26 Ekim 1673 tarihinde Vaslui ilinin şimdi kendi adıyla anılan Siliştine köyünde doğdu. Boğdan Voyvodası Constantin Kantemir'in oğludur. Voyvoda Constantin küçük oğlu Dimitrie'yi çok iyi yetiştirip rahip Yeremiya Kakavelas'ı getirterek ondan Latince ve Yunanca öğrenmesini sağladı, ayrıca edebiyat ve felsefe dersleri aldırdı. Dimitri 1688 yılında İstanbul'a gitti ve 1691'e kadar orada kaldı. İki yıl sonra babasının ölümü üzerine boyarlar tarafından Voyvoda seçildi fakat siyasi çekişmeler yüzünden bu görevi üç hafta sürdü. Bu durum karşısında İstanbul'a geri döndü ve 1710 yılına kadar burada yaşadı. Bu süre içinde tahsilini sürdüren Dimitrie, Rum Ortodoks Patrikhanesine hem de Enderun'a devam etti. Hocalarından felsefeci ve coğrafyacı Artalı Meletius, müneccim ve Arapça öğretmeni Nefioğlu, Matematikçi ve Türkçe muallimi Sadi efendi, Musiki öğretmeni Kemani Ahmed'in adları bilinmektedir. Türkçeden başka Arapça, Farsça, Fransızca ve İtalyanca 1711'den sonra da eski Slavca ve Rusça öğrendi. Bu arada batılı elçilerle dostluk ilişkileri kurdu. İstanbul'da Fener'de Fethiye Camii civarında bulunan Boğdan Sarayı'na birçok dostu gelirdi. Çok iyi tanbur çalan Dimitrie evinde ziyafetler verir ve sohbetler düzenlerdi. Ünlü minyatürcü Levni'de dostlarındandı. Dimitrie sanat eserleri toplar, resim yapar ve mimarlıkla da ilgilenirdi. 1711 yılından sonra sığındığı Rusya'da yapılan bazı kiliselerin planlarını kendi çizmiştir. 1710'larda Ruslarla başlayan savaşta Kırım Hanı Devlet Giray'ın telkiniyle Boğdan Voyvodalığına getirildi.

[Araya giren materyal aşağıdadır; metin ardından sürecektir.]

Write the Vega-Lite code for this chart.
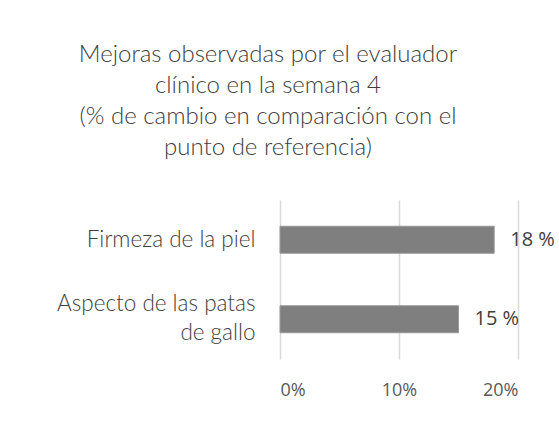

Boğdan Voyvodalığı sırasında Osmanlı Devleti'nin zayıflayıp çökmekte olduğu kanaatiyle Rusya tarafına geçen Kantemir'in bu hareketi Boğdan için çok zararlı oldu. Savaş esnasında pek çok Boğdanlı öldürüldü ve ülke Kırım kuvvetleri tarafından yağmalandı. Bu ihanetin bedelini Rusya'ya kaçarak ödedi.
Moskova'da Çarın himayesinde bir hayat sürdü.
Hayli maceralı bir hayat yaşayan ve ömrü siyasi çalkantılarla geçen Kantemiroğlu daha çok bir ilim ve kültür adamı olarak tanınır. İstanbul'da bulunduğu yıllarda edebiyata ve tarihe dair kitaplar kaleme almış musikiyle ilgili önemli eserler vücuda getirmiştir. Saz çalmayı öğrenmesi ile birlikte Türk müziğinin temeli hakkında bilgi sahibi olur. 19 yaşında yazdığı ve günümüzde bile konuşulan ve Kantemir Edvarı diye de anılan Kitab-ı İlmü'l-Musiki ala Vechi'l – Hurufat isimli kitabı Türk müziğinin temel taşlarını oluşturur. İki bölümden oluşan bu kitapta makamlar ve usuller üzerine teorik bilgilerin yanı sıra, 16. ve 17. yüzyıla ait kendi besteleri bulunmaktadır. Kitabın ve bestelerin bugüne ulaşmasında devrin Osmanlı Padişahı İkinci Ahmed'e sunulması ve notasyon sistemi ile yazdırılmış olmasının payı büyüktür.
Rusya'da vefat eden Dimitri Kantemir, ölümünden 200 yıl sonra 1935 yılında memleketi Romanya'nın Yaş kentine nakledilerek tekrar toprağa verilir. Ardında beş asırdan beri süregelen üç farklı kültürde edebî, siyasi ve müzikal izler bırakan bir miras bırakır.